In the listing that follows, how many lines contain "this"? Give the number only.

* [Extracted data]
************

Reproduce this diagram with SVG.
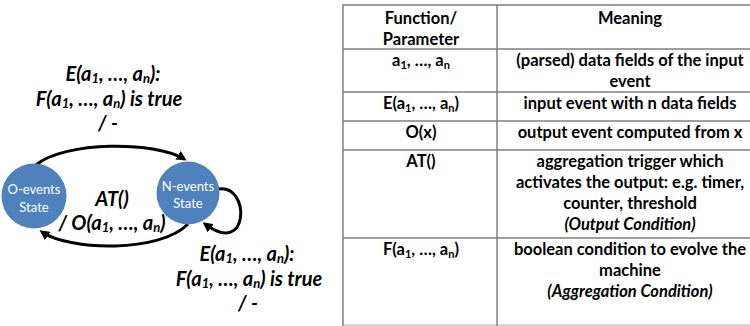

************

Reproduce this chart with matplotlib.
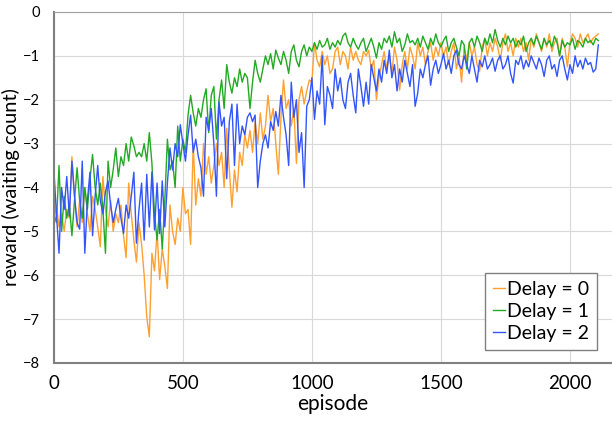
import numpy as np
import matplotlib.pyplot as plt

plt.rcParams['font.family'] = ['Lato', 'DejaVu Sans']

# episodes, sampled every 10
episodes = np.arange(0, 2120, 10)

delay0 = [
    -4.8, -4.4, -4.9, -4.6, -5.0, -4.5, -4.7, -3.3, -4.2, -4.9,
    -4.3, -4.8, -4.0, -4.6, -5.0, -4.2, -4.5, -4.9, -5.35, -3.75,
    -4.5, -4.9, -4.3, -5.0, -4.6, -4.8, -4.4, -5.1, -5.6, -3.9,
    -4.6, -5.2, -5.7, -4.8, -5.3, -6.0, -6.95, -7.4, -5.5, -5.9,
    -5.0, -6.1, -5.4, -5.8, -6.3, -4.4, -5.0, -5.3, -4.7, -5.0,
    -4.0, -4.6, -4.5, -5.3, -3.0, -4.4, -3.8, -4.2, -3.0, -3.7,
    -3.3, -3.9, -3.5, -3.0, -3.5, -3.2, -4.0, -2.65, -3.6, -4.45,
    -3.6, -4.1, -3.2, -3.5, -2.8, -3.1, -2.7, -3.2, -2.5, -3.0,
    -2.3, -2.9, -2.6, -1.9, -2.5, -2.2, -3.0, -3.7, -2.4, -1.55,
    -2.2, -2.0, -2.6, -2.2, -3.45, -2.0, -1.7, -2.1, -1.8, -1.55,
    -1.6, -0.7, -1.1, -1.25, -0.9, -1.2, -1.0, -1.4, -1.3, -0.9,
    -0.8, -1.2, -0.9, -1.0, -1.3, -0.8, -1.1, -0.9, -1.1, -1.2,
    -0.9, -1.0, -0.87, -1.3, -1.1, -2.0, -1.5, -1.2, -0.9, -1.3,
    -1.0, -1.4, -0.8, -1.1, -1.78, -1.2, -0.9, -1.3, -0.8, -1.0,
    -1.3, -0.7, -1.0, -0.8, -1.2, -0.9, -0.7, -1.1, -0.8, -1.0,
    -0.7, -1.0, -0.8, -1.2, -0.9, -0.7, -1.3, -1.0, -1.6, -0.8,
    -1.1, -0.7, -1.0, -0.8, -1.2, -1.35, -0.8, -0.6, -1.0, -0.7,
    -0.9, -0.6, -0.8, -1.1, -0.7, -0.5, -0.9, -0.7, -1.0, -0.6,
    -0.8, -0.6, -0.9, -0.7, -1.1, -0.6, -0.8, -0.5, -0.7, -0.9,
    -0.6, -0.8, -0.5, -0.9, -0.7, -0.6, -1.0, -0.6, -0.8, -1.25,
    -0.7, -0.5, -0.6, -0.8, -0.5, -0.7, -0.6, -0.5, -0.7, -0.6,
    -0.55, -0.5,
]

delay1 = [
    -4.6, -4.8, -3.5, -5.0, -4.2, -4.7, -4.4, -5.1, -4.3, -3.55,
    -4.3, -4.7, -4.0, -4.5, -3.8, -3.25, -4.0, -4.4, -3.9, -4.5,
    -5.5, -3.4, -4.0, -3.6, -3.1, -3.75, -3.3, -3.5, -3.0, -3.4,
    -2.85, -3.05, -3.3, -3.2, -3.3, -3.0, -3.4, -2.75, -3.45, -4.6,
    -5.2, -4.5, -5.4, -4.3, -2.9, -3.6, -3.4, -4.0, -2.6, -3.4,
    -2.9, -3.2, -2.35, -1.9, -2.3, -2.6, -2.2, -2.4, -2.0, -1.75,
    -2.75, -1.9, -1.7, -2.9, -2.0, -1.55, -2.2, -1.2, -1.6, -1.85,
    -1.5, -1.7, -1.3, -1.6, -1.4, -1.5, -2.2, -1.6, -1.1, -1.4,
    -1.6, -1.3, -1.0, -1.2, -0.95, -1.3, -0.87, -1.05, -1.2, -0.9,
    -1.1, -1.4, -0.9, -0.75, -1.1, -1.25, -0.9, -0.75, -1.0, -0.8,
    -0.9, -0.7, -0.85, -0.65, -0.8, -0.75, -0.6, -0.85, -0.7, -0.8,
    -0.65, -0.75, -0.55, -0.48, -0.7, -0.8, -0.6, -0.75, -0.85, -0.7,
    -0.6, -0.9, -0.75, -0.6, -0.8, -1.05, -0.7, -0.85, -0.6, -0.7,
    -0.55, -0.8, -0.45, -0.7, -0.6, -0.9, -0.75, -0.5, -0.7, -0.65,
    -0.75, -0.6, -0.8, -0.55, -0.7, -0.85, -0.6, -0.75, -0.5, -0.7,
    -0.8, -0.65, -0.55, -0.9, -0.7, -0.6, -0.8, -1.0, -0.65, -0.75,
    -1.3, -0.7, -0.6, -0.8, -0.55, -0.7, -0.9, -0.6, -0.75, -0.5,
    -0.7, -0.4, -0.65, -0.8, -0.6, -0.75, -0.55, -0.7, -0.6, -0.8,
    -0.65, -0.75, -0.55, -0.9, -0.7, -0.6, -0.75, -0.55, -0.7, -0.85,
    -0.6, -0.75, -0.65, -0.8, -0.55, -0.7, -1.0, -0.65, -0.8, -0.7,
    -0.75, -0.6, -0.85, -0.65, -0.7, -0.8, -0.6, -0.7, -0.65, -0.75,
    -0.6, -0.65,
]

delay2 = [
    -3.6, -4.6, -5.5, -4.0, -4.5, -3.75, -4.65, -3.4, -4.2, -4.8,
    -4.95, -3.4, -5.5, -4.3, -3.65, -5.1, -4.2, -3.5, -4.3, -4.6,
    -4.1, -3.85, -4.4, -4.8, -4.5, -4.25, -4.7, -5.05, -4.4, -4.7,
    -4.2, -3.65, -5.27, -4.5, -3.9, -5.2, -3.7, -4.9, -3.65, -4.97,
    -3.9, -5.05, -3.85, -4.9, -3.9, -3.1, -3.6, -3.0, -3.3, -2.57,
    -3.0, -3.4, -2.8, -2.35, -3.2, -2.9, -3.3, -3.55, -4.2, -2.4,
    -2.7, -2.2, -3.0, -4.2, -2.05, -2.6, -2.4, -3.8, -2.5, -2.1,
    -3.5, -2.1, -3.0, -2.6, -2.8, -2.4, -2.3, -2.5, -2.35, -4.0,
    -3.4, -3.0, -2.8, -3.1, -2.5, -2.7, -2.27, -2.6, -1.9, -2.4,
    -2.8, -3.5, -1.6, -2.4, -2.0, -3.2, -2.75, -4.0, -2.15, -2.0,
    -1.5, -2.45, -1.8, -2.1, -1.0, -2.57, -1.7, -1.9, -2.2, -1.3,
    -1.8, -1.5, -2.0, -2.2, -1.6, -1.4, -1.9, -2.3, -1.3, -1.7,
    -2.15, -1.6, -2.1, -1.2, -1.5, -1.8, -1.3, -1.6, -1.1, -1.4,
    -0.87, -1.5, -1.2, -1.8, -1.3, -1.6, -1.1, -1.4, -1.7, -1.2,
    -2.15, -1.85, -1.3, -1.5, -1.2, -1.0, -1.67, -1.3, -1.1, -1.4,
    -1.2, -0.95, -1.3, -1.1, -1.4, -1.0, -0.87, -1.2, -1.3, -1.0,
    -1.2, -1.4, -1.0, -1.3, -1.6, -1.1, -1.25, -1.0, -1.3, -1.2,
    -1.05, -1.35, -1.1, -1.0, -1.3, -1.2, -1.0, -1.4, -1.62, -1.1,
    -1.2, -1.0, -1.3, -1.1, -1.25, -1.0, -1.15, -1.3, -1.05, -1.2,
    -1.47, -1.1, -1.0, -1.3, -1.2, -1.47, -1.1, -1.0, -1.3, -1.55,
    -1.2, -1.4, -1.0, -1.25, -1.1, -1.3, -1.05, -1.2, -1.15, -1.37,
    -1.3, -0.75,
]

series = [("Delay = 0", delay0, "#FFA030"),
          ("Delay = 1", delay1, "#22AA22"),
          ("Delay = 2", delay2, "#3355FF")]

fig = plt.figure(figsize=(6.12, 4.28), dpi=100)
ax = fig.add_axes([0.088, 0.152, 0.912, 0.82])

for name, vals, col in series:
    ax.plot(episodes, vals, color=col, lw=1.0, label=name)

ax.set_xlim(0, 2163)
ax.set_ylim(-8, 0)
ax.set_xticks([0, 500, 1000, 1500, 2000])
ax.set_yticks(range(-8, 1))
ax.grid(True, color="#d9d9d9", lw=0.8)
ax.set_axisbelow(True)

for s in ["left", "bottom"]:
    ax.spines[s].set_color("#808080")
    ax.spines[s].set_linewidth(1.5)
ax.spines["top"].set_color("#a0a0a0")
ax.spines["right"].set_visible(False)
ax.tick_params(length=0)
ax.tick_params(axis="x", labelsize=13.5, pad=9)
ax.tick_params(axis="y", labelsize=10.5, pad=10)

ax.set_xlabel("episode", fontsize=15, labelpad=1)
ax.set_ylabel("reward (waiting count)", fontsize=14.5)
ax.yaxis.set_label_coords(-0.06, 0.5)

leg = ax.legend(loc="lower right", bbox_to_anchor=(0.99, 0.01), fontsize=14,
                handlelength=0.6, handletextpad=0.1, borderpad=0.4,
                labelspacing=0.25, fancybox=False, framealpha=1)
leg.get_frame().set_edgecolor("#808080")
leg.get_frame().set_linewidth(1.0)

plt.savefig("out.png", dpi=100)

************

* [The result] 2